Il y a 118 ans naissait celui qui allait être le fondateur de la République Tunisienne et son premier président: Habib Bourguiba.
Père de la Tunisie moderne qu’il a su d’abord mener à l’indépendance au prix d’une âpre lutte «sans concession et sans haine», au cours de laquelle il connaîtra la prison et l’exil, le Combattant Suprême mettra fin au régime monarchique des beys en proclamant la République dont il prend la tête le 25 juillet 1957.
S’appuyant sur le Néo-Destour, le parti qu’il a créé en 1934 pour mener la lutte contre le colonisateur, Bourguiba va s’atteler à l’édification d’un État moderne. L’égalité entre l’homme et la femme consacrée dans un Code du statut personnel, encore unique dans le monde arabe, sera sa première priorité puisque proclamée avant la République, en août 1956. La généralisation de l’instruction publique, la mise en place d’une économie diversifiée et une diplomatie équilibrée attachée aux principes de la paix et de la légalité internationale, participeront à faire de la petite Tunisie l’exemple de l’Etat en développement moderne et dynamique.
Hélas, le grand Zaïm ne résistera pas aux atavismes tenaces de la culture orientale en cédant au culte de la personnalité et en faisant édifier des monuments à sa gloire. Faisant muer le parti du Néo-Destour en un parti unique pour accaparer le pouvoir et se proclamer « président à vie », le lion de Monastir connaîtra le naufrage de la vieillesse et sera évincé sans gloire le 7 novembre 1987.
Aujourd’hui c’est l’héritage d’un homme qui a su donner un rendez-vous avec l’Histoire que laisse Bourguiba à la postérité. Un héritage dont les mots-clés sont toujours souveraineté, modernité et pondération.
Il y a cependant des regrets dans l’historique marche du Zaïm, dont son déni des aspirations de ses jeunes générations à la démocratie et à la diversité, et sa concomitante dérive autoritaire.

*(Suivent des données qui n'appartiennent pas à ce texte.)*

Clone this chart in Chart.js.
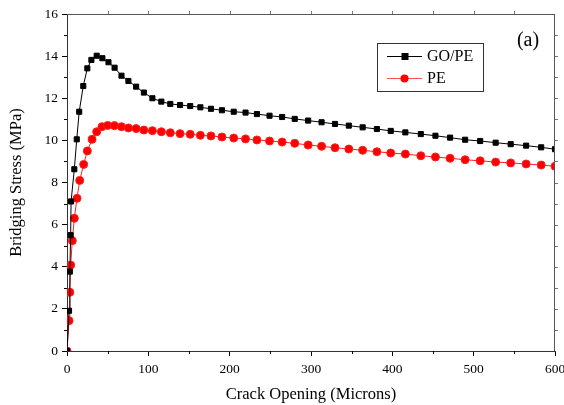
<!DOCTYPE html>
<html>
<head>
<meta charset="utf-8">
<script src="https://cdn.jsdelivr.net/npm/chart.js@4/dist/chart.umd.min.js"></script>
<style>
html,body{margin:0;padding:0;background:#fff;}
#wrap{width:564px;height:405px;position:relative;}
</style>
</head>
<body>
<div id="wrap"><canvas id="c" width="564" height="405"></canvas></div>
<script>
// Data
const goX = [0, 2.5, 3.5, 4.5, 5, 9, 12, 15, 20, 25, 30, 36.5, 43.5, 51, 58.5, 67, 75.5, 85];
const goY = [0, 1.91, 3.77, 5.5, 7.1, 8.63, 10.05, 11.36, 12.58, 13.42, 13.82, 14.02, 13.9, 13.71, 13.45, 13.07, 12.82, 12.55];
const peX = [0, 2.5, 3.5, 4.5, 6.5, 9, 12.3, 15.6, 20.5, 25, 30.8, 36.5, 43, 50, 58.3, 67, 75.5, 85];
const peY = [0, 1.44, 2.79, 4.08, 5.24, 6.3, 7.25, 8.1, 8.86, 9.5, 10.05, 10.41, 10.65, 10.71, 10.7, 10.65, 10.59, 10.56];
const tailX = [94.5, 105, 116, 127, 139, 151.5, 164, 177, 190.5, 205, 219.5, 233.5, 249, 264.5, 280, 296.5, 313, 329.5, 346.5, 363.5, 381, 398, 416, 435, 453, 471, 489.5, 508, 527, 545.5, 564.5, 583, 600];
const goTailY = [12.27, 12.0, 11.84, 11.73, 11.68, 11.63, 11.57, 11.5, 11.43, 11.36, 11.32, 11.25, 11.17, 11.11, 11.02, 10.94, 10.86, 10.78, 10.70, 10.62, 10.54, 10.45, 10.38, 10.3, 10.22, 10.13, 10.03, 9.97, 9.89, 9.82, 9.75, 9.67, 9.58];
const peTailY = [10.49, 10.46, 10.41, 10.36, 10.32, 10.29, 10.24, 10.21, 10.16, 10.11, 10.07, 10.02, 9.97, 9.92, 9.86, 9.78, 9.72, 9.65, 9.59, 9.53, 9.46, 9.4, 9.35, 9.27, 9.21, 9.15, 9.08, 9.03, 8.97, 8.93, 8.88, 8.83, 8.77];
const seriesNames = ['GO/PE', 'PE'];
const xTicks = [0, 100, 200, 300, 400, 500, 600];
const yTicks = [0, 2, 4, 6, 8, 10, 12, 14, 16];

function pts(xs, ys){ return xs.map((x,i)=>({x:x, y:ys[i]})); }
const goData = pts(goX.concat(tailX), goY.concat(goTailY));
const peData = pts(peX.concat(tailX), peY.concat(peTailY));

const FONT = "'Liberation Serif', 'Times New Roman', serif";

const frame = {
  id:'frame',
  afterDraw(chart){
    const {ctx, chartArea:a, scales:{x, y}} = chart;
    ctx.save();
    ctx.lineWidth = 1;
    // top & right frame
    ctx.strokeStyle = '#555';
    ctx.beginPath();
    ctx.moveTo(a.left, a.top+0.5); ctx.lineTo(a.right, a.top+0.5);
    ctx.moveTo(a.right-0.5, a.top); ctx.lineTo(a.right-0.5, a.bottom);
    ctx.stroke();
    // minor ticks bottom & left
    ctx.strokeStyle = '#000';
    ctx.beginPath();
    for (let v = 50; v < 600; v += 100){
      const px = Math.round(x.getPixelForValue(v))+0.5;
      ctx.moveTo(px, a.bottom); ctx.lineTo(px, a.bottom+3);
    }
    for (let v = 1; v < 16; v += 2){
      const py = Math.round(y.getPixelForValue(v))+0.5;
      ctx.moveTo(a.left, py); ctx.lineTo(a.left-3, py);
    }
    ctx.stroke();
    // mirror ticks top & right
    ctx.strokeStyle = '#777';
    ctx.beginPath();
    for (let v = 50; v < 600; v += 50){
      const px = Math.round(x.getPixelForValue(v))+0.5;
      ctx.moveTo(px, a.top); ctx.lineTo(px, a.top-3);
    }
    for (let v = 1; v < 16; v += 1){
      const py = Math.round(y.getPixelForValue(v))+0.5;
      ctx.moveTo(a.right, py); ctx.lineTo(a.right+3, py);
    }
    ctx.stroke();

    // legend
    const lx = 377, ly = 43, lw = 106, lh = 48;
    ctx.strokeStyle = '#333';
    ctx.strokeRect(lx+0.5, ly+0.5, lw, lh);
    const items = [
      {name: seriesNames[0], color:'#000', line:'#000', shape:'rect', yy:56},
      {name: seriesNames[1], color:'#ff0000', line:'#ff5050', shape:'circle', yy:78}
    ];
    items.forEach(it=>{
      ctx.strokeStyle = it.line;
      ctx.lineWidth = 1;
      ctx.beginPath(); ctx.moveTo(387, it.yy+0.5); ctx.lineTo(422, it.yy+0.5); ctx.stroke();
      ctx.fillStyle = it.color;
      if (it.shape === 'rect') ctx.fillRect(401.5, it.yy-3, 7, 7);
      else { ctx.beginPath(); ctx.arc(404.5, it.yy+0.5, 4, 0, Math.PI*2); ctx.fill(); }
      ctx.fillStyle = '#000';
      ctx.font = "16px " + FONT;
      ctx.textBaseline = 'middle';
      ctx.textAlign = 'left';
      ctx.fillText(it.name, 427, it.yy+1);
    });
    // panel label
    ctx.font = "20px " + FONT;
    ctx.fillStyle = '#000';
    ctx.textAlign = 'center';
    ctx.textBaseline = 'middle';
    ctx.fillText('(a)', 528, 41);
    ctx.restore();
  }
};

new Chart(document.getElementById('c'), {
  type:'scatter',
  data:{
    datasets:[
      {label:seriesNames[0], data:goData, showLine:true, borderColor:'#000', backgroundColor:'#000',
       borderWidth:1, pointStyle:'rect', pointRadius:3.6, pointHoverRadius:3.6, tension:0},
      {label:seriesNames[1], data:peData, showLine:true, borderColor:'#ff2020', backgroundColor:'#ff0000',
       borderWidth:1, pointStyle:'circle', pointRadius:4, pointHoverRadius:4, tension:0}
    ]
  },
  options:{
    responsive:false,
    animation:false,
    events:[],
    layout:{padding:{top:14, right:9, left:0, bottom:0}},
    plugins:{legend:{display:false}, tooltip:{enabled:false}},
    scales:{
      x:{
        type:'linear', min:0, max:600,
        afterBuildTicks(s){ s.ticks = xTicks.map(v=>({value:v})); },
        afterFit(s){ s.height = 54; s.paddingLeft = 0; s.paddingRight = 0; },
        ticks:{color:'#000', font:{family:FONT, size:13.5}, padding:5, maxRotation:0},
        grid:{drawOnChartArea:false, tickLength:5, color:'#000'},
        border:{color:'#333', width:1},
        title:{display:true, text:'Crack Opening (Microns)', color:'#000', font:{family:FONT, size:16.5}, padding:{top:0, bottom:0}}
      },
      y:{
        type:'linear', min:0, max:16,
        afterBuildTicks(s){ s.ticks = yTicks.map(v=>({value:v})); },
        afterFit(s){ s.width = 67; s.paddingTop = 0; s.paddingBottom = 0; },
        ticks:{color:'#000', font:{family:FONT, size:13.5}, padding:4},
        grid:{drawOnChartArea:false, tickLength:5, color:'#000'},
        border:{color:'#333', width:1},
        title:{display:true, text:'Bridging Stress (MPa)', color:'#000', font:{family:FONT, size:16.5}, padding:{top:7, bottom:0}}
      }
    }
  },
  plugins:[frame]
});
</script>
</body>
</html>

A cela s’ajoute aussi un régionalisme qui laissera les régions du nord-ouest et du centre dans un quasi-oubli dont la Tunisie dans son ensemble paie aujourd’hui les lourdes conséquences.

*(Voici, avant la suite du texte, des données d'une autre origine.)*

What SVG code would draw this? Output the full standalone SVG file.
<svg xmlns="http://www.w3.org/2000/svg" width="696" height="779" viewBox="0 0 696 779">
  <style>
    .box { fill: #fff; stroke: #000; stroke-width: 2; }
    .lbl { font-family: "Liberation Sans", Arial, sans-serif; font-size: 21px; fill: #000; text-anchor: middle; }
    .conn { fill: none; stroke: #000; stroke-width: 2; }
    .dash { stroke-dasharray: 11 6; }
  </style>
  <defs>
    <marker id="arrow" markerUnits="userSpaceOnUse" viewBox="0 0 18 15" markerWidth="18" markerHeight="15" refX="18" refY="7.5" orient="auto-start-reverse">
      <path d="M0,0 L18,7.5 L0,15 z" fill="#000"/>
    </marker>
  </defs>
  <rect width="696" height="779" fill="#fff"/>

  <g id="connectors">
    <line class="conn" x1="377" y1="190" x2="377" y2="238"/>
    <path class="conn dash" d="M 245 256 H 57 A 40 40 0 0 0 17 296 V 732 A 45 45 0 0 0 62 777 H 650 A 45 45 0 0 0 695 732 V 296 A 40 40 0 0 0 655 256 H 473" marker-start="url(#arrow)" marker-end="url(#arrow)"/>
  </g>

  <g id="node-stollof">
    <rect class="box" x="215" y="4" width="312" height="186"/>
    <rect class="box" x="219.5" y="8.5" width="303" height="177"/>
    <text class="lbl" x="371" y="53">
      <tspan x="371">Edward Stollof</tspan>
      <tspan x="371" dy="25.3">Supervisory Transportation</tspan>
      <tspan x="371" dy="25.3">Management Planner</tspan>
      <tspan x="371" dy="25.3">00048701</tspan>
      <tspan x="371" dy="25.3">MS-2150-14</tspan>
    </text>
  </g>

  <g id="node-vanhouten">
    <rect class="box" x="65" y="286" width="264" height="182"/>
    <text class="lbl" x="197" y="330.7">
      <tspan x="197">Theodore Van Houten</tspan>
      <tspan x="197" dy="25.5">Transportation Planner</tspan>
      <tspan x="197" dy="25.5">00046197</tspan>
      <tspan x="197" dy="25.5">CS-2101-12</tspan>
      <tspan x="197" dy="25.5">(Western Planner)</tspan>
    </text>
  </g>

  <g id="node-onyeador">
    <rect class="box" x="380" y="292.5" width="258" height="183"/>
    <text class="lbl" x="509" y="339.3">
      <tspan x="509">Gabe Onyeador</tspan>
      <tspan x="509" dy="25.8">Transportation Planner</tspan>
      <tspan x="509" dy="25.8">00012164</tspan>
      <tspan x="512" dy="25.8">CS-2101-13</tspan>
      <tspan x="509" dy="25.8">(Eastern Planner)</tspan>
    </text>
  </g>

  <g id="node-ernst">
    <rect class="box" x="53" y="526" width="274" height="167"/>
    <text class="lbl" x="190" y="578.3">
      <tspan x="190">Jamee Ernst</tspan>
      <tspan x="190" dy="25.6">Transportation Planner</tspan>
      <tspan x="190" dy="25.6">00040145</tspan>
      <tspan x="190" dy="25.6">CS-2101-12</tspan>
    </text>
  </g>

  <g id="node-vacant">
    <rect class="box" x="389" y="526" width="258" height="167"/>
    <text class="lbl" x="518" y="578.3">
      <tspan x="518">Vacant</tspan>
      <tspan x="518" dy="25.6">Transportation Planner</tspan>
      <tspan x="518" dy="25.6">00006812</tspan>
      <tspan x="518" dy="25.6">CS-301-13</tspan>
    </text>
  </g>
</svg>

Hommes d’Etat à la stature internationale, le premier président de la république tunisienne marquera l’histoire de sa jeune nation autant par ses coups de génie que par ses ratés.Le biographe et journaliste français Jean Lacouture résumera ses impressions en cette inoubliable phrase: « quand je le [Bourguiba] contemple je le critique, mais quand je le compare je l’admire ».
Mais qu’aurait dit Bourguiba de la situation que vit actuellement notre pays?
Tout entier légaliste, et foncièrement opposé aux coups de force et a fortiori les coups d’Etat, Bourguiba aurait désapprouvé l’acte du Président Kaïs Saïd et réprouvé ses décisions. Prudent et calculateur habile, il ne se serait pas hasardé à chambouler un ordre politique sans s’assurer d’abord d’avoir un contre-projet clair et précis et sans être certain de disposer des moyens de le faire accepter et réaliser.
Bourguiba n’aurait pas admis les décisions du Président Saïd pour une autre raison encore, leur nature populiste. Bourguiba a toujours fait la différence entre la foule et le peuple. La foule est versatile mais le peuple est constant. Grand admirateur de la poésie française et d’un certain Lamartine dont il connaissait sans doute la célèbre expression:« un peuple sans âme est une vaste foule».La politique pour Bourguiba est affaire de raison et la raison n’est pas dans la rue.
Mais…
Mais Bourguiba est aussi un grand pragmatique qui sait composer avec la réalité.Face à la situation du fait accompli introduite par les décisions du Président Kaïs Saïd, il aurait conseillé l’usage de son arme de prédilection: le dialogue. Rappelez-vous: l’indépendance de la Tunisie s’est faite aussi grâce au dialogue que Bourguiba, contre l’avis de certains de ses compagnons de lutte, a entamé avec les dirigeants de la 4ème république française. Dialoguer sur la base du droit et des textes juridiques, quitte à aller les dépoussiérer de l’oubli.
Dialoguer avec la volonté de sortir de toutes les impasses et éviter à tout prix de ternir l’image du pays auprès des grands États démocratiques du monde. « Notre avenir est avec les peuples de ces États-là » aimait à répéter le premier président de la république tunisienne et le premier chef de sa diplomatie.